Your husband is being a dick. Your obligation is to rest and get better because if you don't, that bronchitis could easily turn into pneumonia and land you in the hospital. Is that what he wants ?
Anonymous
OP: My husband makes 2.5 times what I make but the point is, it is irrelevant when you are a family. I was sick with bronchitis last 2 weeks (this thing has been making a lot of folks sick), I continued to work on days I felt better but my husband either cooked dinner or made plans for a takeout and we have 2 small kids. My husband is generally nice but can have his episodes but even he knew that after work I did not have it in me to do anything at home. Your husband's behavior is unacceptable, if there is no genuine care for each other, then marriage is a sham. I am sorry I couldn't find something encouraging to say, I do hope you feel better soon. Hugs!
Anonymous
OP, did you go to the doctor?
Anonymous
Print out this picture and leave in on the counter

Anonymous
Anonymous wrote:I have to add, I'm usually not this dramatic, but I really, really don't feel well.


You're not being dramatic. You're feeling really unwell. What an asshole.
Anonymous
Anonymous wrote:
Anonymous wrote:He's a dick. Stop catering to him. How does he live up to his obligations?


He pays about 70% of the bills. I pay the rest and do all the cleaning, cooking and shopping. This was our agreement and I am 100% fine with it (when I'm healthy). No kids.

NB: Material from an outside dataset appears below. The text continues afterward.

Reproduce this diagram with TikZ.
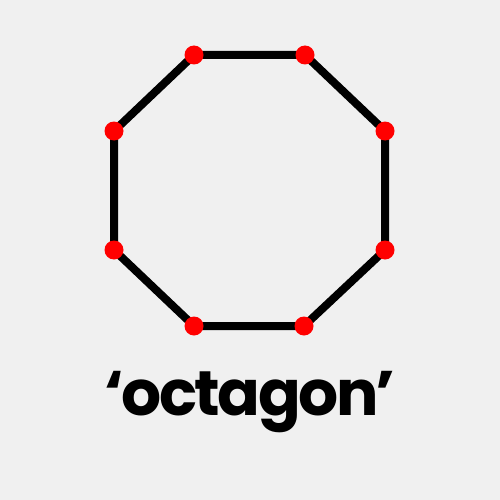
\documentclass[tikz,border=0pt]{standalone}
\usepackage{fontspec}
\setmainfont{Poppins}
\newfontfamily\labelfont[LetterSpace=-4]{Poppins}
\definecolor{bg}{RGB}{240,240,240}
\definecolor{dotred}{RGB}{255,0,0}
\begin{document}
\begin{tikzpicture}[x=1pt,y=-1pt,
  edge/.style={line width=8pt,line cap=round,line join=round},
  vtx/.style={circle,fill=dotred,inner sep=0pt,minimum size=19pt}]
\fill[bg] (0,0) rectangle (500,500);
\useasboundingbox (0,0) rectangle (500,500);
\coordinate (a) at (194,55);
\coordinate (b) at (305,55);
\coordinate (c) at (385,131);
\coordinate (d) at (385,250);
\coordinate (e) at (304,326);
\coordinate (f) at (194,326);
\coordinate (g) at (114,250);
\coordinate (h) at (114,131);
\draw[edge] (a) -- (b) -- (c) -- (d) -- (e) -- (f) -- (g) -- (h) -- cycle;
\foreach \v in {a,b,c,d,e,f,g,h}
  \node[vtx] (\v dot) at (\v) {};
\node[anchor=base,inner sep=0pt,font=\labelfont\fontsize{63}{70}\selectfont\bfseries] (t) at (250,415) {‘octagon’};
\end{tikzpicture}
\end{document}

All? And you work full time?

DTMFA.
Anonymous
OP, I'm really sorry to read this and hope you're feeling better. I can't even begin to express the number of red flags in your posts. I would seriously reconsider this relationship as it stands now. He's showing you his true colors, as others have noted, but also shouting from the rooftops how little (if at all) he respects you. When the respect is gone, it's gone. You have a major problem on your hands here. I wouldn't ignore this and hope it gets better, it won't. And I echo what others are saying - of all thing holy, do not have children with this man.
Anonymous
OP, you need a week on prednisone (at least 40 mg a day). Get thee to a doctor.
Anonymous
Run, OP. Do not have kids with him.
Anonymous
How long have you been married?
How long did you date prior to marriage?
Is the the first time he's revealed himself like this?

Anonymous
Anonymous wrote:
Anonymous wrote:
Anonymous wrote:He's a dick. Stop catering to him. How does he live up to his obligations?


He pays about 70% of the bills. I pay the rest and do all the cleaning, cooking and shopping. This was our agreement and I am 100% fine with it (when I'm healthy). No kids.


All? And you work full time?

DTMFA.


No decent DH would be "fine" with that arrangement. What decent man is okay watching his partner run herself into the ground? He has serious control issues. Something is wrong with him, he is being extra controlling because you have the audacity to slightly slow down when you are sick.
Anonymous
You need to see him for what he is - good or bad. I had the same man. He actually yelled at me in the hospital after having a C-Section holding our new baby that he was leaving and going home (9pm after a 1pm birth). He said the hospital room was only designed for the mom and not made for him - so he stormed out. Get ready for a jealous man when your kids are born. He never changed and it took me another 5 years to see what was clearly in front of me. Divorcing now.
Anonymous
Yes, I've been there too. I thought he'd get it, grow up, see that I was doing everything and he needed to pitch in. He had grown up in a culture where women do everything and take all blame, and he acted like a visiting emperor at home. So there I was, with three kids, a job, totally doing all childcare and household stuff, and he would throw trash on the floor rather than take out the full trash can, and throw tantrums about everything and whine that I didn't give him enough attention. You know that's where you're headed, and you need to stop that train now before it goes any farther. It gets horribly hard when kids enter the picture.